--- BEGIN Provided material ---

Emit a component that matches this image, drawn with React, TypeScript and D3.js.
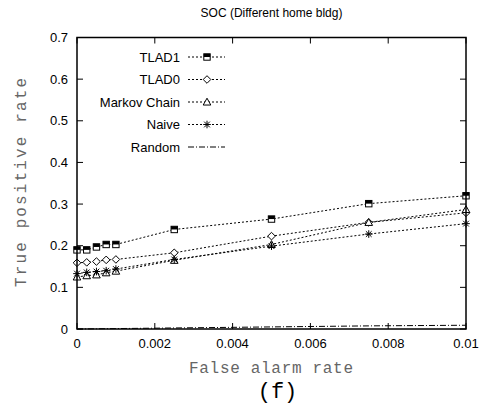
import React from "react";
import * as d3 from "d3";

const xValues = [0, 0.00025, 0.0005, 0.00075, 0.001, 0.0025, 0.005, 0.0075, 0.01];
const tlad1 = [0.19, 0.19, 0.197, 0.203, 0.203, 0.239, 0.264, 0.301, 0.32];
const tlad0 = [0.159, 0.16, 0.162, 0.166, 0.167, 0.183, 0.223, 0.256, 0.279];
const markov = [0.125, 0.128, 0.13, 0.135, 0.139, 0.165, 0.203, 0.256, 0.287];
const naive = [0.133, 0.136, 0.138, 0.14, 0.144, 0.167, 0.199, 0.228, 0.253];
const randomVals = [0, 0.00025, 0.0005, 0.00075, 0.001, 0.0025, 0.005, 0.0075, 0.009];

const xTicks = [0, 0.002, 0.004, 0.006, 0.008, 0.01];
const xTickLabels = ["0", "0.002", "0.004", "0.006", "0.008", "0.01"];
const yTicks = [0, 0.1, 0.2, 0.3, 0.4, 0.5, 0.6, 0.7];
const yTickLabels = ["0", "0.1", "0.2", "0.3", "0.4", "0.5", "0.6", "0.7"];

const seriesNames = ["TLAD1", "TLAD0", "Markov Chain", "Naive", "Random"];
const seriesMarkers = ["square", "diamond", "triangle", "star", "none"];

const title = "SOC (Different home bldg)";
const xLabel = "False alarm rate";
const yLabel = "True positive rate";
const caption = "(f)";

const L = 77, R = 466, T = 37.5, B = 329;

function Marker({ type, x, y }: { type: string; x: number; y: number }) {
  const s = 3.2;
  if (type === "square") {
    return (
      <g>
        <rect x={x - s} y={y - s} width={2 * s} height={2 * s} fill="white" stroke="black" strokeWidth={1} />
        <rect x={x - s} y={y - s} width={2 * s} height={s} fill="black" />
      </g>
    );
  }
  if (type === "diamond") {
    const d = 3.8;
    return (
      <path d={`M${x},${y - d}L${x + d},${y}L${x},${y + d}L${x - d},${y}Z`} fill="white" stroke="black" strokeWidth={1} />
    );
  }
  if (type === "triangle") {
    const d = 3.8;
    return (
      <path d={`M${x},${y - d}L${x + d},${y + d * 0.8}L${x - d},${y + d * 0.8}Z`} fill="white" stroke="black" strokeWidth={1} />
    );
  }
  if (type === "star") {
    const d = 3.8;
    return (
      <path
        d={`M${x - d},${y}L${x + d},${y}M${x},${y - d}L${x},${y + d}M${x - d * 0.75},${y - d * 0.75}L${x + d * 0.75},${y + d * 0.75}M${x - d * 0.75},${y + d * 0.75}L${x + d * 0.75},${y - d * 0.75}`}
        stroke="black"
        strokeWidth={1}
        fill="none"
      />
    );
  }
  return null;
}

export default function App() {
  const x = d3.scaleLinear().domain([0, 0.01]).range([L, R]);
  const y = d3.scaleLinear().domain([0, 0.7]).range([B, T]);
  const series = [tlad1, tlad0, markov, naive, randomVals];
  const line = d3
    .line<number>()
    .x((_, i) => x(xValues[i]))
    .y((v) => y(v));

  const legendY0 = 57;
  const legendStep = 22.5;

  return (
    <svg width={500} height={407} style={{ position: "absolute", left: 0, top: 0 }}>
      <rect width={500} height={407} fill="white" />
      <text x={271.5} y={17} textAnchor="middle" fontFamily="Liberation Sans, Arial, sans-serif" fontSize={12}>
        {title}
      </text>
      {series.map((s, si) => (
        <path
          key={si}
          d={line(s) || ""}
          fill="none"
          stroke="black"
          strokeWidth={1}
          strokeDasharray={si === 4 ? "6,2,1,2" : "2,2"}
        />
      ))}
      {series.map((s, si) =>
        s.map((v, i) => <Marker key={`${si}-${i}`} type={seriesMarkers[si]} x={x(xValues[i])} y={y(v)} />)
      )}
      <rect x={L} y={T} width={R - L} height={B - T} fill="none" stroke="black" strokeWidth={1.5} />
      {xTicks.map((t, i) => (
        <g key={`xt${i}`}>
          <line x1={x(t)} x2={x(t)} y1={B} y2={B - 6} stroke="black" strokeWidth={1} />
          <line x1={x(t)} x2={x(t)} y1={T} y2={T + 6} stroke="black" strokeWidth={1} />
          <text x={x(t)} y={348} textAnchor="middle" fontFamily="Liberation Sans, Arial, sans-serif" fontSize={13}>
            {xTickLabels[i]}
          </text>
        </g>
      ))}
      {yTicks.map((t, i) => (
        <g key={`yt${i}`}>
          <line x1={L} x2={L + 6} y1={y(t)} y2={y(t)} stroke="black" strokeWidth={1} />
          <line x1={R} x2={R - 6} y1={y(t)} y2={y(t)} stroke="black" strokeWidth={1} />
          <text x={68} y={y(t) + 4.5} textAnchor="end" fontFamily="Liberation Sans, Arial, sans-serif" fontSize={13}>
            {yTickLabels[i]}
          </text>
        </g>
      ))}
      {seriesNames.map((n, i) => (
        <g key={`lg${i}`}>
          <text
            x={180}
            y={legendY0 + i * legendStep + 4.5}
            textAnchor="end"
            fontFamily="Liberation Sans, Arial, sans-serif"
            fontSize={13}
          >
            {n}
          </text>
          <line
            x1={188}
            x2={225}
            y1={legendY0 + i * legendStep}
            y2={legendY0 + i * legendStep}
            stroke="black"
            strokeWidth={1}
            strokeDasharray={i === 4 ? "6,2,1,2" : "2,2"}
          />
          <Marker type={seriesMarkers[i]} x={207} y={legendY0 + i * legendStep} />
        </g>
      ))}
      <text
        x={271}
        y={373}
        textAnchor="middle"
        fontFamily="Liberation Mono, Courier New, monospace"
        fontSize={16}
        fill="#666"
        textLength={164}
        lengthAdjust="spacing"
      >
        {xLabel}
      </text>
      <text
        transform={`translate(26,${(78 + 287) / 2}) rotate(-90)`}
        textAnchor="middle"
        fontFamily="Liberation Mono, Courier New, monospace"
        fontSize={16}
        fill="#666"
        textLength={209}
        lengthAdjust="spacing"
      >
        {yLabel}
      </text>
      <text x={277.5} y={398} textAnchor="middle" fontFamily="Liberation Mono, Courier New, monospace" fontSize={22}>
        {caption}
      </text>
    </svg>
  );
}
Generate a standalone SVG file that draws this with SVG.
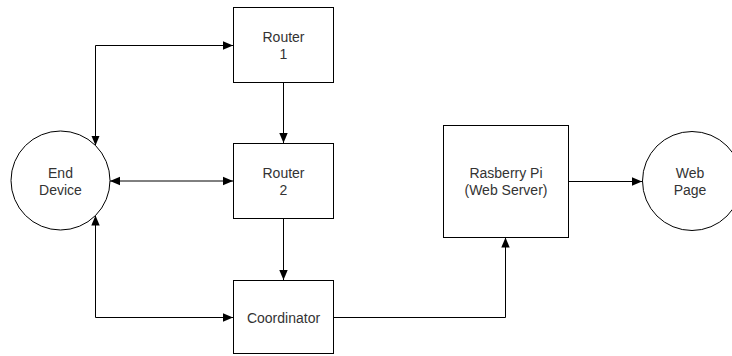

--- END Provided material ---

Exactly and only the lines from the top of the records down to the line containing "import * as" should be transcribed, please, without the pictures.

- Expected answer
Emit a component that matches this image, drawn with React, TypeScript and D3.js.
import React from "react";
import * as d3 from "d3";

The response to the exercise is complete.